The need for studies of XAI in urban analytics represents both a challenge and an opportunity for investigating such a line of research. Here, we propose an urban analytical method using a well-developed GNN-based XAI method called GNNExplainer (for a detailed explanation, see Section Background) (Ying et al., 2019) to understand urban geographical phenomena better. Given the nature of GNN-based methods that explicitly encode spatial locations as graphs for their computational process, we consider GNNExplainer to be a spatially explicit XAI. We propose two case studies that focus on urban traffic analysis and population research combining SVI, a trending data source in urban analytics (Biljecki and Ito, 2021), and GNNs to exploit the potential of the XAI.
In this paper, • we propose an analytical method that combines GCNs and GNNExplainer, offering both predictive power and explainability regarding the urban questions under investigation; • we explore the use of GNNExplainer in urban analytics, and we open up a new path of employing spatially explicit XAI methods to study urban-related questions; • we discovered that XAI methods can provide not only explanations of the GeoAI models adopted but also help to gain insights into how certain urban phenomena occur.
We hope this paper will promote the use of XAI in urban analytics and inspire further studies and innovations in this field.
Background
Graph neural networks in urban analytics
GNNs are a genre of deep learning methods that infer graph-structured data in the form of an adjacency matrix (where 1 denotes a connection and 0 represents non-adjacency).

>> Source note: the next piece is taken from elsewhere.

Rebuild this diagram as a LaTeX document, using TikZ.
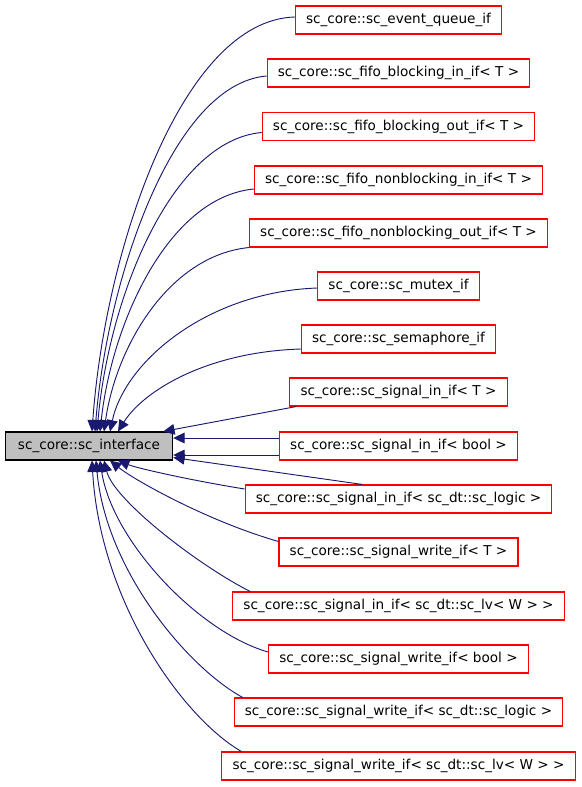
\documentclass[tikz,border=0pt]{standalone}
\usepackage{fontspec}
\setmainfont{DejaVu Sans}
\usetikzlibrary{arrows.meta,calc}
\definecolor{dgEdge}{HTML}{191970}
\definecolor{dgRed}{HTML}{FF0000}
\definecolor{dgGray}{HTML}{BFBFBF}
\tikzset{
  cls/.style={draw=dgRed, line width=0.8pt, fill=white, minimum height=21pt,
    inner xsep=8pt, inner ysep=0pt, font=\fontsize{10.2}{12}\selectfont},
  base/.style={cls, draw=black, fill=dgGray, inner xsep=9.5pt},
  inh/.style={-{Triangle[length=8.5pt,width=8pt]}, line width=0.7pt, dgEdge},
}
\begin{document}
\begin{tikzpicture}[x=0.75pt,y=-0.75pt]
  \useasboundingbox (0,0) rectangle (581,787);
  \node[base] (root) at (89,446) {sc\_core::sc\_interface};
  \node[cls] (eq)     at (398.5,20)  {sc\_core::sc\_event\_queue\_if};
  \node[cls] (fbi)    at (398.5,73)  {sc\_core::sc\_fifo\_blocking\_in\_if< T >};
  \node[cls] (fbo)    at (398.5,126.5) {sc\_core::sc\_fifo\_blocking\_out\_if< T >};
  \node[cls] (fni)    at (398.5,180) {sc\_core::sc\_fifo\_nonblocking\_in\_if< T >};
  \node[cls] (fno)    at (398.5,233) {sc\_core::sc\_fifo\_nonblocking\_out\_if< T >};
  \node[cls] (mutex)  at (398.5,286) {sc\_core::sc\_mutex\_if};
  \node[cls] (sema)   at (398.5,339) {sc\_core::sc\_semaphore\_if};
  \node[cls] (sigT)   at (398.5,392) {sc\_core::sc\_signal\_in\_if< T >};
  \node[cls] (sigB)   at (398.5,446) {sc\_core::sc\_signal\_in\_if< bool >};
  \node[cls] (sigL)   at (398.5,499) {sc\_core::sc\_signal\_in\_if< sc\_dt::sc\_logic >};
  \node[cls] (wrT)    at (398.5,552) {sc\_core::sc\_signal\_write\_if< T >};
  \node[cls] (sigLv)  at (398.5,606) {sc\_core::sc\_signal\_in\_if< sc\_dt::sc\_lv< W > >};
  \node[cls] (wrB)    at (398.5,659) {sc\_core::sc\_signal\_write\_if< bool >};
  \node[cls] (wrL)    at (398.5,712) {sc\_core::sc\_signal\_write\_if< sc\_dt::sc\_logic >};
  \node[cls] (wrLv)   at (398.5,766) {sc\_core::sc\_signal\_write\_if< sc\_dt::sc\_lv< W > >};

  \draw[inh] ($(eq.west)+(0,-3)$) .. controls +(-113,3) and +(13,-182) .. ($(root.north)+(3,0)$);
  \draw[inh] ($(fbi.west)+(0,3)$) .. controls +(-95,8) and +(12,-150) .. ($(root.north)+(6,0)$);
  \draw[inh] ($(fbo.west)+(0,6)$) .. controls +(-90,8) and +(12,-135) .. ($(root.north)+(8,0)$);
  \draw[inh] ($(fni.west)+(0,9)$) .. controls +(-85,8) and +(12,-110) .. ($(root.north)+(11,0)$);
  \draw[inh] (fno.south west) .. controls +(-80,8) and +(12,-85) .. ($(root.north)+(15,0)$);
  \draw[inh] ($(mutex.west)+(0,2)$) .. controls +(-110,4) and +(15,-70) .. ($(root.north)+(21,0)$);
  \draw[inh] ($(sema.west)+(0,10)$) .. controls +(-95,3) and +(25,-40) .. ($(root.north)+(29,0)$);
  \draw[inh] ($(sigT.south west)+(7,0)$) -- ($(root.north east)+(-10,0)$);
  \draw[inh] ($(sigB.west)+(0,-8)$) -- ($(root.east)+(0,-8)$);
  \draw[inh] ($(sigB.west)+(0,9)$) -- ($(root.east)+(0,9)$);
  \draw[inh] ($(sigL.north)+(-36,0)$) -- ($(root.south east)+(0,-3)$);
  \draw[inh] ($(sigL.west)+(0,-10)$) .. controls +(-50,-8) and +(20,8) .. ($(root.south)+(29,0)$);
  \draw[inh] ($(wrT.north west)+(0,4)$) .. controls +(-70,-20) and +(25,20) .. ($(root.south)+(21,0)$);
  \draw[inh] ($(sigLv.north west)+(18,0)$) .. controls +(-50,-25) and +(10,40) .. ($(root.south)+(15,0)$);
  \draw[inh] ($(wrB.west)+(0,-7)$) .. controls +(-70,-20) and +(12,80) .. ($(root.south)+(11,0)$);
  \draw[inh] ($(wrL.north west)+(9,0)$) .. controls +(-55,-30) and +(10,110) .. ($(root.south)+(7,0)$);
  \draw[inh] ($(wrLv.north west)+(20,0)$) .. controls +(-60,-35) and +(8,140) .. ($(root.south)+(3,0)$);
\end{tikzpicture}
\end{document}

The key idea behind GNNs is the local convolution process that leverages information from the neighbourhood of each node in the graph to update its own representation. As such, information can flow across the graph, enabling nodes to learn from their local connectivity patterns and the overall graph structure. This creates a solid connection to geography because the use of various measures to define the geographical units (e.g. neighbourhood, points/areas of interest) and its conceptualisation as a graph network (i.e. using spatial weights) has long been one of the core approaches in geographical information analysis (O’Sullivan and Unwin, 2010). Therefore, the use of GNNs is proliferating in spatial data analysis. Given their ability to encode locations as graphs, GNNs and many of their variants have been widely considered as one of the most successful spatially explicit GeoAI applications used for spatial analysis (Mai et al., 2022a, 2022b; Liu and Biljecki, 2022; Li, 2020; Janowicz et al., 2020). Among GNNs, Graph Convolutional neural Networks (GCNs) (Welling and Kipf, 2016) are widely adopted for urban analytics (Liu and Biljecki, 2022). As shown in Figure 1, GCNs contain filters that perform graph-level convolutions over the graph to aggregate node information and produce meaningful embeddings (i.e. numerical representations of the data) through the learning process, which can be employed for downstream tasks, such as classification, regression, etc. In our study, the GCN node-level and graph-level classification abilities are the main focus. An example of a Graph Neural Network (GNN) in urban analytics, adapted from Liu and Biljecki (2022). The urban spatial objects, events or phenomena under study need to be conceptualised as a graph structure. The GNN model will take advantage of the constructed graph by using a convolution approach (different ways can be adopted subject to the model architecture) to pass, aggregate, and adapt information among nodes based on their adjacency to other neighbouring nodes. Hence, each node in the graph learns locally. Through such a learning process, the GNN learns meaningful vector representations (i.e. embeddings) via the nodes, which can be used for downstream tasks, such as classification and regression.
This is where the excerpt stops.